How is this different from Nikki Giovanni? Well, first it's important to note that you omitted the title of her poem "The True Import of Present Dialogue, Black vs. Negro (For Pepe Who Will Ultimately Judge Our Efforts). The title alone speaks to the time in and context for what Giovanni was writing about- Black people in this stupid ass country still being called 'negroes' and being sent like lambs to fight whitey's war (and there really can be no arguing whether or not Viet Nam was anything other than a white-man's wet dream). In this poem, Giovanni is angry with her fellow black men for their seeming lack of action. She seems to say, 'How could you pick up a gun for the white man, but not for your own community?" She's not inciting her inner rage and calling for an indiscriminate killing of the honky menace, but she is inciting thought.
Seung Cho's plays were, again, sophomoric to be sure, but what Giovanni claimed was frightening wasn't his plays. It was his actions in large groups of people and the ways in which he tried to force his work onto non-accepting students. Nikki Giovanni was published and distinguished and anyone could choose to ignore her work or to read it. According to Giovanni however, Cho wasn't interested in giving people that option which of course amounts to intimidation and coercion.
You or I, dear Louis, would probably laugh a little uncomfortably at the poor sucker trying to ram his poetry down our throats and we might choose not to be intimidated. (But you and I are far superior to the rest of the wasted masses-again I digress).

Perhaps Nikki Giovanni is guilty of not understanding Seung Cho's text. I'd say the media is indeed guilty of shortening both his words and Giovanni's words - simplifying two incredibly complex people and spinning them like plates around our saturated brains.

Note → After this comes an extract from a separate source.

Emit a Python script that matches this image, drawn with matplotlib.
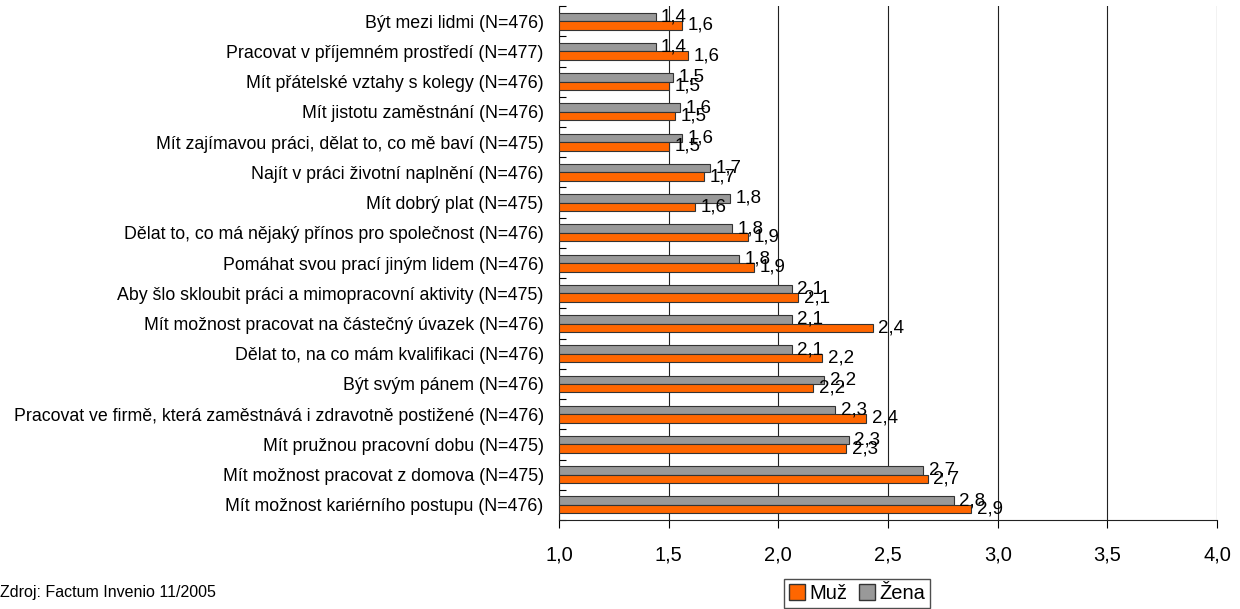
import numpy as np
import matplotlib.pyplot as plt
from matplotlib.patches import Patch

plt.rcParams['font.family'] = ['Liberation Sans', 'DejaVu Sans']

# ============================================================
# data (top to bottom as listed)
# ============================================================
categories = [
    "Být mezi lidmi (N=476)",
    "Pracovat v příjemném prostředí (N=477)",
    "Mít přátelské vztahy s kolegy (N=476)",
    "Mít jistotu zaměstnání (N=476)",
    "Mít zajímavou práci, dělat to, co mě baví (N=475)",
    "Najít v práci životní naplnění (N=476)",
    "Mít dobrý plat (N=475)",
    "Dělat to, co má nějaký přínos pro společnost (N=476)",
    "Pomáhat svou prací jiným lidem (N=476)",
    "Aby šlo skloubit práci a mimopracovní aktivity (N=475)",
    "Mít možnost pracovat na částečný úvazek (N=476)",
    "Dělat to, na co mám kvalifikaci (N=476)",
    "Být svým pánem (N=476)",
    "Pracovat ve firmě, která zaměstnává i zdravotně postižené (N=476)",
    "Mít pružnou pracovní dobu (N=475)",
    "Mít možnost pracovat z domova (N=475)",
    "Mít možnost kariérního postupu (N=476)",
]

zena = [1.44, 1.44, 1.52, 1.55, 1.56, 1.69, 1.78, 1.79, 1.82, 2.06,
        2.06, 2.06, 2.21, 2.26, 2.32, 2.66, 2.80]
muz = [1.56, 1.59, 1.50, 1.53, 1.50, 1.66, 1.62, 1.86, 1.89, 2.09,
       2.43, 2.20, 2.16, 2.40, 2.31, 2.68, 2.88]

orange = "#ff6600"
grey = "#999999"


def fmt(v):
    return f"{v:.1f}".replace(".", ",")


fig = plt.figure(figsize=(12.4, 6.09), dpi=100)
ax = fig.add_axes([0.4508, 0.1461, 0.5307, 0.8439])

y = np.arange(len(categories))
h = 0.28

# bars start from the axis minimum (1.0)
ax.barh(y - h / 2, np.array(zena) - 1.0, h, left=1.0, color=grey,
        edgecolor="#333333", linewidth=0.8, zorder=3)
ax.barh(y + h / 2, np.array(muz) - 1.0, h, left=1.0, color=orange,
        edgecolor="#333333", linewidth=0.8, zorder=3)

for i in range(len(categories)):
    ax.annotate(fmt(zena[i]), (zena[i], y[i] - h / 2),
                xytext=(4, 0), textcoords="offset points",
                va="center", ha="left", fontsize=13.5, zorder=4)
    ax.annotate(fmt(muz[i]), (muz[i], y[i] + h / 2),
                xytext=(4, 0), textcoords="offset points",
                va="center", ha="left", fontsize=13.5, zorder=4)

ax.set_xlim(1.0, 4.0)
ax.set_ylim(len(categories) - 0.5, -0.5)

xt = np.arange(1.0, 4.01, 0.5)
ax.set_xticks(xt)
ax.set_xticklabels([fmt(v) for v in xt], fontsize=14.5)
ax.set_yticks(y)
ax.set_yticklabels(categories, fontsize=12.8)
ax.set_yticks(np.arange(-0.5, len(categories), 1.0), minor=True)

ax.tick_params(axis="y", which="major", length=0, pad=11)
ax.tick_params(axis="y", which="minor", length=5, direction="in", width=0.8)
ax.tick_params(axis="x", length=6, direction="out", width=0.8, pad=12)

ax.grid(axis="x", color="#222222", linewidth=0.8, zorder=0)
ax.spines["top"].set_visible(False)
ax.spines["right"].set_visible(False)
ax.spines["left"].set_color("#222222")
ax.spines["bottom"].set_color("#222222")

handles = [Patch(facecolor=orange, edgecolor="#333333", label="Muž"),
           Patch(facecolor=grey, edgecolor="#333333", label="Žena")]
leg = fig.legend(handles=handles, loc="upper left",
                 bbox_to_anchor=(784 / 1240, 1 - 579 / 609), ncol=2, fontsize=14.5,
                 frameon=True, fancybox=False, edgecolor="#222222",
                 handlelength=0.8, handleheight=0.8, handletextpad=0.2,
                 columnspacing=0.6, borderpad=0.25, borderaxespad=0)

fig.text(0.0, 1 - 593 / 609, "Zdroj: Factum Invenio 11/2005", fontsize=11.5,
         ha="left", va="center")

fig.savefig("out.png", dpi=100)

I'd definitely change the title. Thanks for the read.

love always,

Melissa (Pit Crew, TEAM LOUIE)


my sad response here:
melissa. thanks for the response. as promised in my own response to your comments posted on my blog, i'm writing a rebuttal on yours. as per the title to the email i wrote you, i don't deny that i'm not an asshole, BUT let me clarify a few things before i get more involved here: (1) i don't feel any sympathy for Seung Cho. the dude was an asshole who murdered a bunch of people against whom he seemingly had no vendetta or reason. even if he did, i wouldn't feel bad for him. (2) i don't feel any affinity with him because of he was Asian and was rightfully roasted as a mass murderer by any normal thinking media outlet, nor do i fear any potential racial backlash by other assholes who can't think for themselves. any sort of backlash based on race or nationality, be it 9/11 as a prominent example, or Cho's rampage at Virginia Tech, is ridiculously stupid, and usually a product of other (usually drunk) morons, themselves feeling a twisted, misguided sense of cosmic justice. (3) the title of Giovanni's poem was indeed named on the post i made last night. in fact, i made a point to show the entire poem, sans edits unlike Steve Sailer's post on his blog, which ended with the line we got to show we can kill. i don't think i ever said she was advocating mass murder, but if i did, i would have been mistaken. however, i do believe that in the examples i wrote about, her work would stand out to most every day Americans as more troubling and disconcerting than Cho's ridiculously forced lines a la "Must kill Dick. Dick must die" etc. (4) the title won't change, even though you believe it should. if i were an asshole then, then i should be an asshole now.

the original intent of it all was, as i wrote in my comment to you on my site, to ridicule the alarmist nature to which media has ascribed to Cho's writing. of course, in the light of this discussion, that point was somewhat lost, probably between 3 and 3.15am last night. nikki giovanni is not, you are correct in pointing out, the big problem here. however, the issue i have trouble with is i don't find her to be all that trustworthy of a narrator, so to speak. the same goes for the student who supposedly claimed he knew Cho would be someone who would come in to class and start shooting. like i said in my rant, hindsight is 20/20. by nearly 98% of accounts, including his family, his roommates, his teachers, Cho had no friends. he never spoke to anyone. he was highly limited in classroom or even social discussion. to say that he imposed a massive, intimidating presence in the classroom on other students to me is not believable. as related to what you said yourself, people could choose to read his work or not, believe in it or not, give it a failing grade or a passing one. Giovanni herself is not, to me, a believable character. the facts are i haven't heard anyone made much of an effort beyond offering him $10 to talk, a degrading and condescending act that probably should have gotten the offerer punched in the face.

what i'm not saying is that if he were able to express himself more eloquently, like say how people describe Nikki Giovanni, this whole thing could have been avoided. i'm deliberately not joining in the media frenzy of finger pointing (Old Boy, the signs were all there in the writing etc.). but to some degree i do believe that people like Peter Sotos, Dennis Cooper, and even Bret Easton Ellis, would be a lot scarier to be around if they weren't so articulate and creative. Cho chose his road as a grown man, though possibly a disturbed one. He might have chosen another given a certain set of circumstances, but by all accounts he seemed to want to remain in his own world, and there weren't many attempts to pull him out of it. personally i don't consider recommending he be instated in mental institutions or removed from your classroom particularly helpful.

As i wrote before, Giovanni was right. Maybe she got lucky (or unlucky, as it were). Now she's reaping the fame that comes with being right, stepping up and being a spokesperson for VT and its Future. but i find most of her comments, however eloquent, to be somewhat disingenuous and based on her own 20/20 hindsight. i believe only in her distaste for Cho prior to his rampage, the evidence of which is seething in her comments. Should she be lionized for it? i don't think so.

again. thanks for the discussion and the comments. maybe we should talk about the hearings that involved the supposed heroism of pat tillman/jessica lynch next. you pick.

mkl

ps. the intro with my old roommate was purely anecdotal in the sense that i didn't have the energy or desire to return to him, except let my friends know what fucking douchebag i once lived with.

pps. i didn't know how crazy he actually was when i gave him the acid.